Sui monti Topaoni, in gioco non c’è solo l’identità di due popoli, ma anche il loro futuro. In località di Trepca, infatti, a una manciata di chilometri di Mitrovica, vi è un grande complesso industriale per l’estrazione della bauxite, minerale da cui si ricava l’alluminio. Un tempo fiore all’occhiello dell’industria jugoslava, dal 1999 è un’area contesa fra la Serbia e l’ex provincia. La ridefinizione dei confini ha quindi provocato una perdita economica per Belgrado, che già nell’ottobre 2016 aveva duramente contestato la scelta del Parlamento kosovaro di nazionalizzare il vecchio impianto estrattivo, allarmato anche dalle parole dell’allora premier Isa Mustafa che ha rivendicato il sito di Trepca quale “proprietà del Kosovo”.
Se per Vucic l’alluminio è una risorsa per ampliare il mercato della Serbia e aumentarne le capacità produttive, per Pristina è un’ancora di salvezza.
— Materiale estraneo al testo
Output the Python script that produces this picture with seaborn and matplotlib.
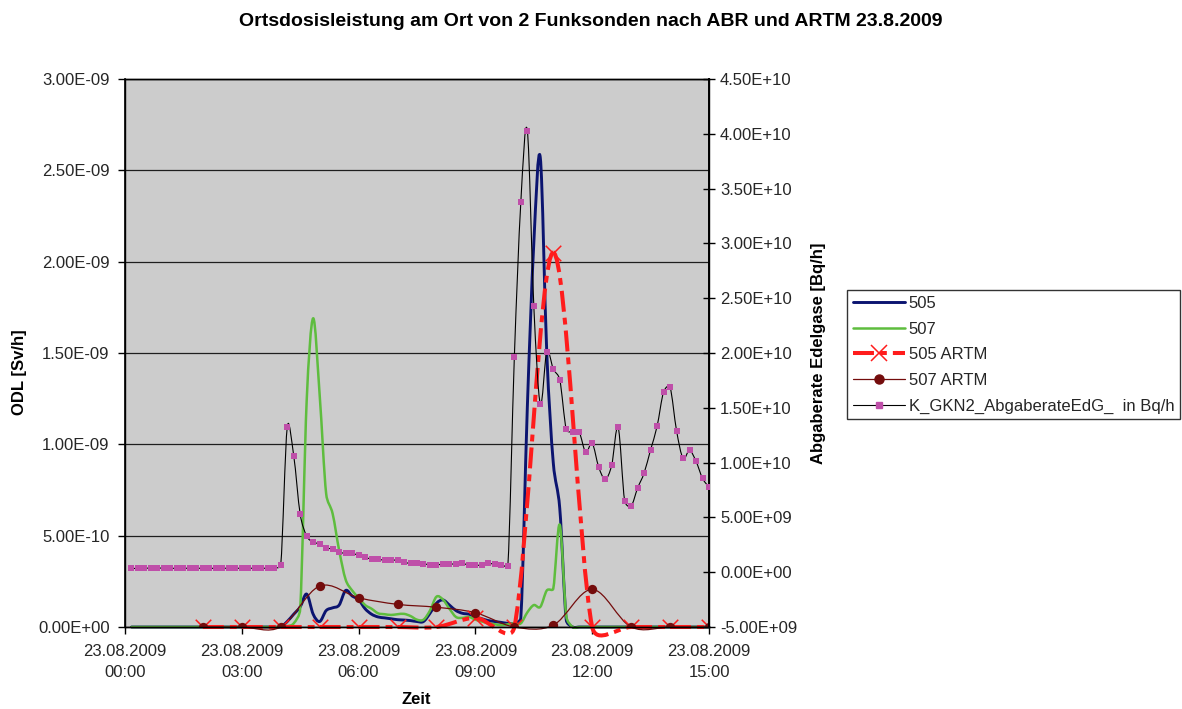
import numpy as np
import pandas as pd
import matplotlib
matplotlib.use("Agg")
import matplotlib.pyplot as plt
import matplotlib.dates as mdates
from matplotlib.path import Path
from matplotlib.patches import PathPatch
from matplotlib.lines import Line2D
from matplotlib.ticker import FuncFormatter, MultipleLocator
import seaborn as sns

# ---------------------------------------------------------------- data
# 10-minute readings of the two radio probes (nSv/h) and the release rate (1e10 Bq/h)
zeit_10min = pd.date_range("2009-08-23 00:10", "2009-08-23 15:00", freq="10min")

odl_505 = [
    0, 0, 0, 0, 0, 0, 0, 0, 0, 0, 0, 0,
    0, 0, 0, 0, 0, 0, 0, 0, 0, 0, 0, 0,
    0.03, 0.07, 0.11, 0.18, 0.07, 0.03, 0.09, 0.105, 0.12, 0.20, 0.17, 0.15,
    0.10, 0.07, 0.055, 0.05, 0.045, 0.04, 0.038, 0.035, 0.03, 0.03, 0.075, 0.13,
    0.148, 0.12, 0.09, 0.075, 0.07, 0.056, 0.045, 0.035, 0.03, 0.025, 0.02, 0.02,
    0.05, 1.20, 2.10, 2.57, 1.50, 0.90, 0.65, 0.04, 0, 0, 0, 0,
    0, 0, 0, 0, 0, 0, 0, 0, 0, 0, 0, 0,
    0, 0, 0, 0, 0, 0,
]

odl_507 = [
    0, 0, 0, 0, 0, 0, 0, 0, 0, 0, 0, 0,
    0, 0, 0, 0, 0, 0, 0, 0, 0, 0, 0, 0,
    0.005, 0.02, 0.10, 1.24, 1.69, 1.27, 0.73, 0.62, 0.42, 0.26, 0.20, 0.16,
    0.12, 0.10, 0.075, 0.07, 0.066, 0.07, 0.072, 0.06, 0.04, 0.04, 0.09, 0.166,
    0.15, 0.10, 0.055, 0.05, 0.055, 0.04, 0.03, 0.02, 0.015, 0.01, 0.015, 0.02,
    0.02, 0.08, 0.12, 0.11, 0.20, 0.21, 0.56, 0.06, 0, 0, 0, 0,
    0, 0, 0, 0, 0, 0, 0, 0, 0, 0, 0, 0,
    0, 0, 0, 0, 0, 0,
]

abgaberate = [
    0.035, 0.034, 0.036, 0.038, 0.039, 0.036, 0.036, 0.035, 0.036, 0.036, 0.036, 0.036,
    0.036, 0.035, 0.036, 0.036, 0.036, 0.036, 0.036, 0.036, 0.036, 0.036, 0.036, 0.066,
    1.322, 1.063, 0.528, 0.330, 0.273, 0.260, 0.224, 0.209, 0.180, 0.175, 0.172, 0.154,
    0.136, 0.120, 0.118, 0.109, 0.109, 0.109, 0.090, 0.081, 0.081, 0.078, 0.066, 0.063,
    0.078, 0.078, 0.072, 0.081, 0.063, 0.063, 0.066, 0.081, 0.072, 0.069, 0.057, 1.961,
    3.375, 4.030, 2.429, 1.535, 2.012, 1.854, 1.757, 1.304, 1.276, 1.276, 1.094, 1.176,
    0.960, 0.848, 0.975, 1.322, 0.652, 0.604, 0.768, 0.905, 1.118, 1.331, 1.644, 1.687,
    1.291, 1.039, 1.112, 1.012, 0.857, 0.775,
]

# hourly ARTM model results (nSv/h)
zeit_1h = pd.date_range("2009-08-23 02:00", "2009-08-23 15:00", freq="h")
artm_505 = [0, 0, 0, 0, 0, 0, 0, 0.05, 0, 2.05, 0, 0, 0, 0]
artm_507 = [0, 0, 0, 0.224, 0.16, 0.124, 0.108, 0.078, 0, 0.01, 0.206, 0, 0, 0]

NSV = 1e-9
E10 = 1e10

labels = ["505", "507", "505 ARTM", "507 ARTM", "K_GKN2_AbgaberateEdG_  in Bq/h"]

# ---------------------------------------------------------------- style
sns.set_style("white")
plt.rcParams["font.family"] = ["Liberation Sans", "DejaVu Sans"]

c_505 = "#0b1470"
c_507 = "#5ebd3e"
c_a505 = "#ff1c1c"
c_a507 = "#740c0c"
c_k = "#000000"
c_ksq = "#bf4fa9"
dash_a505 = (0, (5.2, 1.5, 1.7, 1.5))

W, H = 1182, 709
fig = plt.figure(figsize=(W / 100, H / 100), dpi=100)
fig.patch.set_facecolor("white")
ax = fig.add_axes([125 / W, 82 / H, 584 / W, 548 / H])
ax.set_facecolor("#cccccc")
ax2 = ax.twinx()

# markers through seaborn
sns.scatterplot(x=zeit_1h, y=np.array(artm_505) * NSV, marker="x", s=125,
                color=c_a505, linewidth=1.1, ax=ax, zorder=5, legend=False)
sns.scatterplot(x=zeit_1h, y=np.array(artm_507) * NSV, marker="o", s=45,
                color=c_a507, edgecolor=c_a507, linewidth=0, ax=ax, zorder=6, legend=False)
sns.scatterplot(x=zeit_10min, y=np.array(abgaberate) * E10, marker="s", s=16,
                color=c_ksq, edgecolor=c_ksq, linewidth=0, ax=ax2, zorder=6, legend=False)

t0 = pd.Timestamp("2009-08-23 00:00")
t1 = pd.Timestamp("2009-08-23 15:00")
ax.set_xlim(t0, t1)
ax.set_ylim(0, 3e-9)
ax2.set_ylim(-5e9, 4.5e10)


def smooth_curve(axis, times, values, restart=False, zorder=3, **style):
    """Excel-like smoothed line: cubic Bezier segments built in screen space."""
    xs = mdates.date2num(pd.DatetimeIndex(times).to_pydatetime())
    pts = axis.transData.transform(np.column_stack([xs, values]))
    inv = axis.transData.inverted()
    n = len(pts)
    segs = []
    for i in range(n - 1):
        p0, p1, p2 = pts[max(i - 1, 0)], pts[i], pts[i + 1]
        p3 = pts[min(i + 2, n - 1)]
        d12 = np.hypot(*(p2 - p1))
        d02 = np.hypot(*(p2 - p0))
        d13 = np.hypot(*(p3 - p1))
        f = 1 / 6 if d02 / 6 < d12 / 2 else d12 / (2 * d02)
        g = 1 / 6 if d13 / 6 < d12 / 2 else d12 / (2 * d13)
        segs.append([p1, p1 + f * (p2 - p0), p2 - g * (p3 - p1), p2])
    groups = [[s] for s in segs] if restart else [segs]
    for grp in groups:
        verts = [grp[0][0]]
        codes = [Path.MOVETO]
        for s in grp:
            verts += [s[1], s[2], s[3]]
            codes += [Path.CURVE4] * 3
        path = Path(inv.transform(np.array(verts)), codes)
        axis.add_patch(PathPatch(path, fill=False, transform=axis.transData,
                                 zorder=zorder, clip_on=False, **style))


smooth_curve(ax, zeit_10min, np.array(odl_505) * NSV, zorder=2.1,
             edgecolor=c_505, linewidth=2.1, capstyle="round", joinstyle="round")
smooth_curve(ax, zeit_10min, np.array(odl_507) * NSV, zorder=2.2,
             edgecolor=c_507, linewidth=1.8, capstyle="round", joinstyle="round")
smooth_curve(ax, zeit_1h, np.array(artm_505) * NSV, restart=True, zorder=2.3,
             edgecolor=c_a505, linewidth=2.9, linestyle=dash_a505,
             capstyle="butt", joinstyle="round")
smooth_curve(ax, zeit_1h, np.array(artm_507) * NSV, zorder=2.4,
             edgecolor=c_a507, linewidth=0.9, capstyle="round", joinstyle="round")
smooth_curve(ax2, zeit_10min, np.array(abgaberate) * E10, zorder=2.5,
             edgecolor=c_k, linewidth=0.8, capstyle="round", joinstyle="round")

# ---------------------------------------------------------------- axes
ax.yaxis.set_major_locator(MultipleLocator(0.5e-9))
ax2.yaxis.set_major_locator(MultipleLocator(5e9))
ax.yaxis.set_major_formatter(FuncFormatter(lambda v, p: f"{v:.2E}"))
ax2.yaxis.set_major_formatter(FuncFormatter(lambda v, p: f"{v:.2E}"))

xticks = pd.date_range(t0, t1, freq="3h")
ax.set_xticks(xticks, [t.strftime("%d.%m.%Y\n%H:%M") for t in xticks])
for lbl in ax.get_xticklabels():
    lbl.set_linespacing(1.55)

ax.yaxis.grid(True, color="#1e1e1e", linewidth=0.9)
ax.xaxis.grid(False)
ax.set_axisbelow(True)
ax2.grid(False)

ax.tick_params(axis="y", direction="out", length=5, width=1, labelsize=12, pad=6,
               left=True, color="black")
ax.tick_params(axis="x", direction="out", length=5, width=1, labelsize=12, pad=7,
               bottom=True, color="black")
ax2.tick_params(axis="y", direction="inout", length=8, width=1, labelsize=12, pad=4,
                right=True, color="black")

for a in (ax, ax2):
    for name, sp in a.spines.items():
        sp.set_color("black")
        sp.set_linewidth(1.0)
ax2.spines["right"].set_linewidth(1.4)
ax.spines["left"].set_linewidth(1.2)

# the axis titles are placed as figure texts below; unused axis texts stay hidden
for a in (ax, ax2):
    a.set_xlabel("")
    a.set_ylabel("")
    a.xaxis.label.set_visible(False)
    a.yaxis.label.set_visible(False)
    a.xaxis.get_offset_text().set_visible(False)
    a.yaxis.get_offset_text().set_visible(False)
    for t in (a.title, a._left_title, a._right_title):
        t.set_visible(False)

# ---------------------------------------------------------------- texts
fig.text(0.5, 1 - 22 / H, "Ortsdosisleistung am Ort von 2 Funksonden nach ABR und ARTM 23.8.2009",
         ha="center", va="center", fontsize=14, fontweight="bold", color="black")
fig.text(20 / W, 1 - 372 / H, "ODL [Sv/h]", rotation=90, ha="center", va="center",
         fontsize=12, fontweight="bold", color="black")
fig.text(818 / W, 1 - 353 / H, "Abgaberate Edelgase [Bq/h]", rotation=90,
         ha="center", va="center", fontsize=12, fontweight="bold", color="black")
fig.text(416 / W, 1 - 700 / H, "Zeit", ha="center", va="center",
         fontsize=12, fontweight="bold", color="black")

# ---------------------------------------------------------------- legend
handles = [
    Line2D([], [], color=c_505, lw=2.1),
    Line2D([], [], color=c_507, lw=1.8),
    Line2D([], [], color=c_a505, lw=2.9, linestyle=dash_a505, marker="x",
           markersize=11, markeredgewidth=1.1),
    Line2D([], [], color=c_a507, lw=0.9, marker="o", markersize=6.5),
    Line2D([], [], color=c_k, lw=0.8, marker="s", markersize=4,
           markerfacecolor=c_ksq, markeredgecolor=c_ksq),
]
leg = fig.legend(handles, labels, loc="upper left",
                 bbox_to_anchor=(847 / W, 1 - 290 / H), frameon=True, fancybox=False,
                 edgecolor="black", facecolor="white", fontsize=12,
                 handlelength=3.15, handletextpad=0.2, labelspacing=0.64,
                 borderpad=0.35, borderaxespad=0, numpoints=1)
leg.get_frame().set_linewidth(1.0)

fig.savefig("out.png", dpi=100)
Come ai tempi di Tito e di Milosevic, infatti, le disparità economiche e di sviluppo fra i due Paesi sono ancora molto forti: nel 2017, ad esempio, il tasso di disoccupazione del Kosovo era del 30% contro il 14% della Serbia.
La dimensione regionale
Nel delicato gioco diplomatico che si disputa fra Pristina e Belgrado c’è anche un altro elemento che va tenuto in considerazione, quello del ruolo dei dueSstati nella Penisola balcanica. Alleato strategico di Mosca nei Balcani ma anche candidato ufficiale all’adesione all’Ue, la Repubblica di Serbia è ostacolata nel suo progetto di avvicinamento all’Unione europea dal mancato riconoscimento del Kosovo.
Quest’ultimo invece è in cerca di una credibilità internazionale, percependo la presenza della missione internazionale sul suo territorio come un’ interferenza. Ciò motiverebbe la decisione di fondare un proprio esercito, l’aumento dei dazi e, nell’ultima settimana, le perquisizioni e gli arresti condotti a Mitrovica: scelte decisamente impopolari, ma, agli occhi di Haradinaj e del suo governo, necessarie a dimostrare al vicino e agli alleati occidentali che Pristina è capace di prendere decisioni in autonomia e di assumersene la responsabilità.
Invero, i compiti della Kfor si limitano alla formazione del personale per la sicurezza interna e al contributo a garantire stabilità nell’area, senza influire di fatto sulla vita politica del Kosovo. E, interpretazioni a parte, un suo completo ritiro sarebbe un grave danno per la repubblica kosovara, ancora economicamente debole e politicamente poco incisiva per privarsi dell’importante sostegno dell’Alleanza.
I fatti di Mitrovica non vanno dunque letti come estemporanea crisi fra due Paesi, né come potenziale pericolo di escalation militare. Belgrado ha sì mobilitato l’esercito ma, con ogni probabilità, quei soldati non oltrepasseranno il confine. La voce grossa di Vucic, infatti, fa parte del gioco della politica: presentare l’avversario come pericoloso per la pace e dare di sé l’immagine di leader responsabile alla guida di una nazione stabile. Anche le critiche lanciate venerdì all’Unione europea vanno in questa direzione: fornire l’immagine di una Serbia determinata a dialogare, ma che si sente isolata dalla comunità internazionale e lasciata in balìa di un vicino che fa scelte avventate.
Quindi solo abile retorica e niente scontri. Belgrado, in fondo, avrebbe molto da perdere: l’eventuale adesione all’Ue significherebbe ottenere investimenti e garantire alle proprie aziende l’apertura a nuovi mercati, opportunità importanti che un intervento armato vanificherebbe. La vera guerra, semmai ci sarà, verrà combattuta in seguito e sul piano finanziario tra uno stato membro dell’Unione e la sua ex provincia, dipendente dalle importazioni e dai rifornimenti esteri e con minore credibilità diplomatica e geopolitica.